One night, she recalled, he couldn't take it anymore and turned the music off. And nothing happened. Why was he able to get away with that, she wanted to know? "Not everyone has that gift," he told her, by which he might have meant his height and weight -- though I suspect he was also talking about character.

For those who wish to do more than merely talk about this topic, the ACLU is sponsoring a "Day of Action to Restore Law & Justice" (who comes up with these zippy titles anway?) in DC on June 26. There is free tranportation from NYC as well as that good feeling you get when you don't look away when unspeakable things are being done in your name.

Thursday, June 14, 2007

Egg Slap

That's how I remember the Seven Deadly Sins -- Envy, Greed, Gluttony, Sloth, Lust, Anger and Pride. It's a mnemonic device that you are free to borrow or even take credit for. No, don't thank me. It's my little way of trying to deflate at least one of those mortal failings.

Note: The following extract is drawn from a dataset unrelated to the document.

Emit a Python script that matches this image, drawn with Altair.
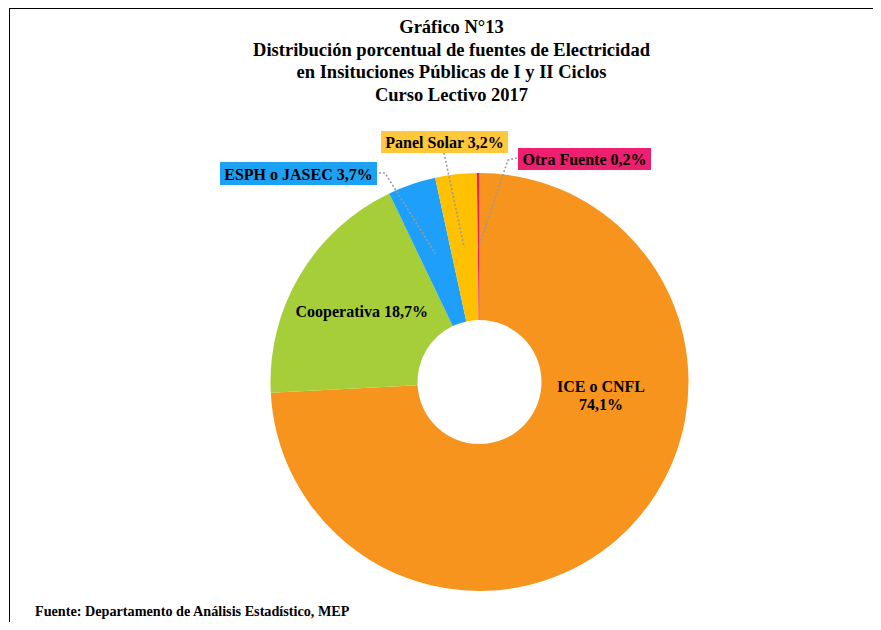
import altair as alt
import numpy as np
import pandas as pd

# ---------------- data ----------------
categories = ["ICE o CNFL", "Cooperativa", "ESPH o JASEC", "Panel Solar", "Otra Fuente"]
values = [74.1, 18.7, 3.7, 3.2, 0.2]
slice_colors = ["#F7941D", "#A6CE39", "#1E9FF9", "#FFC000", "#EC1C6C"]

title_lines = [
    "Gráfico N°13",
    "Distribución porcentual de fuentes de Electricidad",
    "en Insituciones Públicas de I y II  Ciclos",
    "Curso Lectivo 2017",
]
source_text = "Fuente: Departamento de Análisis Estadístico, MEP"

# ---------------- layout ----------------
W, H = 865, 614
CX, CY = 471.5, 374.0
R_OUT, R_IN = 209, 62
R_MID = (R_OUT + R_IN) / 2
FONT = "Liberation Serif"

df = pd.DataFrame({"cat": categories, "value": values, "order": list(range(len(values)))})
df["pct"] = [f"{v:.1f}".replace(".", ",") + "%" for v in values]
total = df["value"].sum()
cum = df["value"].cumsum()
df["mid"] = (cum - df["value"] / 2) / total * 2 * np.pi


def polar(angle, r):
    return CX + r * np.sin(angle), CY - r * np.cos(angle)


mid = dict(zip(df["cat"], df["mid"]))
pct = dict(zip(df["cat"], df["pct"]))

# labels inside the ring
inner_rows = []
cx_, cy_ = polar(mid["Cooperativa"], 137)
inner_rows.append({"text": f"Cooperativa {pct['Cooperativa']}", "x": cx_, "y": cy_})
inner_rows.append({"text": f"ICE o CNFL\n{pct['ICE o CNFL']}", "x": 593, "y": 379})
inner_df = pd.DataFrame(inner_rows)

# callout boxes (centre x, centre y, width, height, box colour)
callouts = {
    "ESPH o JASEC": dict(cx=290.5, cy=165.5, w=157, h=23, fill="#1DA1F2",
                         path=[(371, 165), (377, 165)]),
    "Panel Solar": dict(cx=436.5, cy=134, w=127, h=22, fill="#FFC73A",
                        path=[(436, 145)]),
    "Otra Fuente": dict(cx=576.5, cy=151, w=133, h=22, fill="#EE1F6F",
                        path=[(509, 150), (500, 152)]),
}
box_rows, line_rows = [], []
for cat, c in callouts.items():
    box_rows.append({
        "text": f"{cat} {pct[cat]}",
        "cx": c["cx"], "cy": c["cy"],
        "x1": c["cx"] - c["w"] / 2, "x2": c["cx"] + c["w"] / 2,
        "y1": c["cy"] - c["h"] / 2, "y2": c["cy"] + c["h"] / 2,
        "fill": c["fill"],
    })
    pts = list(c["path"]) + [polar(mid[cat], R_MID)]
    for i, (px, py) in enumerate(pts):
        line_rows.append({"id": cat, "seq": i, "px": px, "py": py})
box_df = pd.DataFrame(box_rows)
line_df = pd.DataFrame(line_rows)

title_df = pd.DataFrame({"text": title_lines, "i": list(range(len(title_lines)))})
title_df["ty"] = 25 + 22.7 * title_df["i"]

nox = dict(scale=None, axis=None)

# ---------------- layers ----------------
pie = alt.Chart(df).mark_arc(outerRadius=R_OUT, innerRadius=R_IN).encode(
    x=alt.value(CX),
    y=alt.value(CY),
    theta=alt.Theta("value:Q", stack=True),
    order=alt.Order("order:Q"),
    color=alt.Color("cat:N", scale=alt.Scale(domain=categories, range=slice_colors), legend=None),
)

leaders = alt.Chart(line_df).mark_line(
    strokeDash=[2, 2], color="#9A9A9A", strokeWidth=1.6
).encode(
    x=alt.X("px:Q", **nox),
    y=alt.Y("py:Q", **nox),
    detail="id:N",
    order="seq:Q",
)

boxes = alt.Chart(box_df).mark_rect().encode(
    x=alt.X("x1:Q", **nox), x2="x2:Q",
    y=alt.Y("y1:Q", **nox), y2="y2:Q",
    color=alt.Color("fill:N", scale=None),
)

box_text = alt.Chart(box_df).mark_text(
    font=FONT, fontSize=16, fontWeight="bold", color="black", align="center", baseline="middle", dy=1
).encode(
    x=alt.X("cx:Q", **nox), y=alt.Y("cy:Q", **nox), text="text:N"
)

inner_text = alt.Chart(inner_df).mark_text(
    font=FONT, fontSize=16, fontWeight="bold", color="black", align="center",
    baseline="middle", lineBreak="\n", lineHeight=18
).encode(
    x=alt.X("x:Q", **nox), y=alt.Y("y:Q", **nox), text="text:N"
)

titles = alt.Chart(title_df).mark_text(
    font=FONT, fontSize=18.5, fontWeight="bold", color="black", align="center", baseline="alphabetic"
).encode(
    x=alt.value(443.5), y=alt.Y("ty:Q", **nox), text="text:N"
)

source = alt.Chart(pd.DataFrame({"text": [source_text]})).mark_text(
    font=FONT, fontSize=14.2, fontWeight="bold", color="black", align="left", baseline="middle"
).encode(
    x=alt.value(27), y=alt.value(604), text="text:N"
)

one = pd.DataFrame({"a": [0]})
top_border = alt.Chart(one).mark_rule(color="black", strokeWidth=1).encode(
    x=alt.value(1), x2=alt.value(W), y=alt.value(0.5)
)
left_border = alt.Chart(one).mark_rule(color="black", strokeWidth=1).encode(
    x=alt.value(1.5), y=alt.value(0), y2=alt.value(H)
)

chart = alt.layer(
    pie, leaders, boxes, box_text, inner_text, titles, source, top_border, left_border
).properties(
    width=W, height=H, padding=0, autosize=alt.AutoSizeParams(type="none"), background="white"
).configure_view(stroke=None)

chart.save("out.html", embed_options={"renderer": "svg", "actions": False})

For slapped with egg is how I feel when I have to confront my own weaknesses. When trying to chart such murky territory, the original maps are still the greatest. Los Super Seven are the basis for much of the accounting AA members do of themselves, as described in The Big Book and they also made for the best supporting cast since the Seven Dwarves in the Peter Cook and Dudley Moore film Bedazzled. (Raquel Welch was typecast as Lust but she didn't have to say, or wear, much to make her point; Pride had a mirror fastened before his face and was forever falling down.)

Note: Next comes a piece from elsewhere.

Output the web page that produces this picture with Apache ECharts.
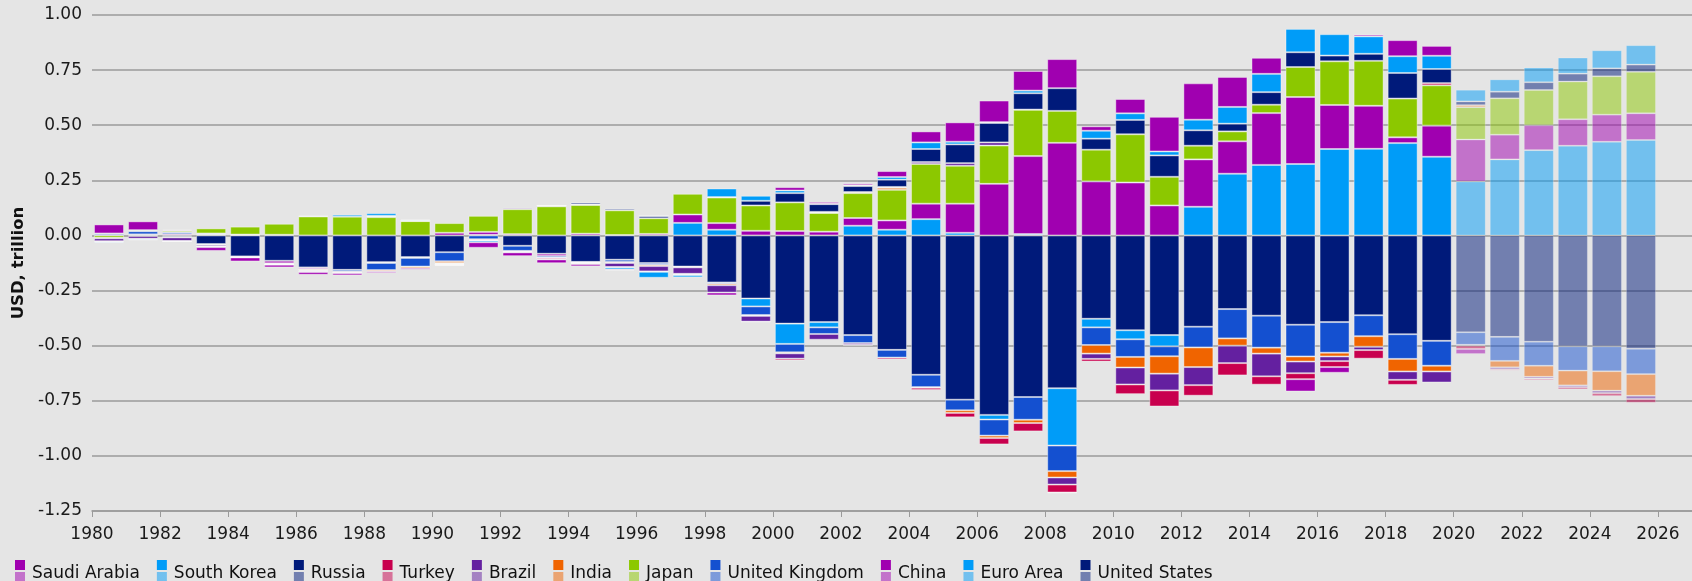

I went to bed last night thinking about Greed. I just quit a job I was working for at least one wrong reason. Though it concerned a topic of importance to me, and I saw the potential for this unlaunched venture to actually be of some value to many people, I ignored early warning signs that the folks I was working with were, perhaps, incompatible for one overriding reason. I thought I would make a lot of money.

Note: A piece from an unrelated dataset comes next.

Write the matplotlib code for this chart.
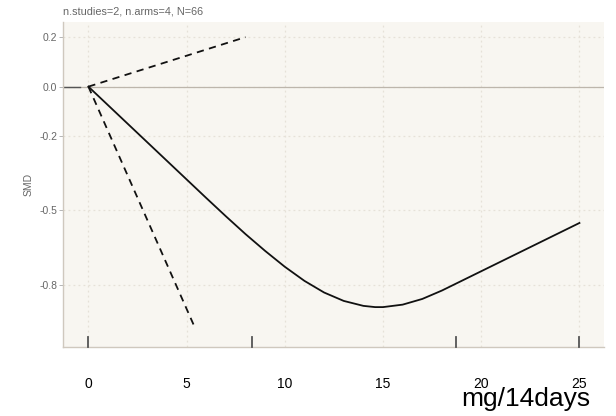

Not that there's anything worng with that. Old hippie that I am, I never said no to a windfall and actually made some dough from investing time and even some money on internet ventures in the past. And retirement is a subject that is less abstract every year and would hate to end up a greeter at McDonadld's ("Will dance for fries"). But here I ignored my own instincts about this gig (perilous both on the street and in the work place) and proceeded through a mine field with my eyes on some imaginary furture. Is there any other kind?

In fact, if it's not too late, I would like to add Future Tripping to the list of Deadly Sins. I know, it ruins the mnemonic device ("Fegg Slap" sounds like a banjo style or a lost lyric from "I Am the Walrus") but I think the projection we do, sending ourselves into some imagined outcome, makes the other sins more palatable. It's an enabler, if you will. To be greedy of what you have is one thing (think Silas Marner) but to be possessive of that which is not in your possession, that which is not real, is a chump's game. Hand me a handkerchief.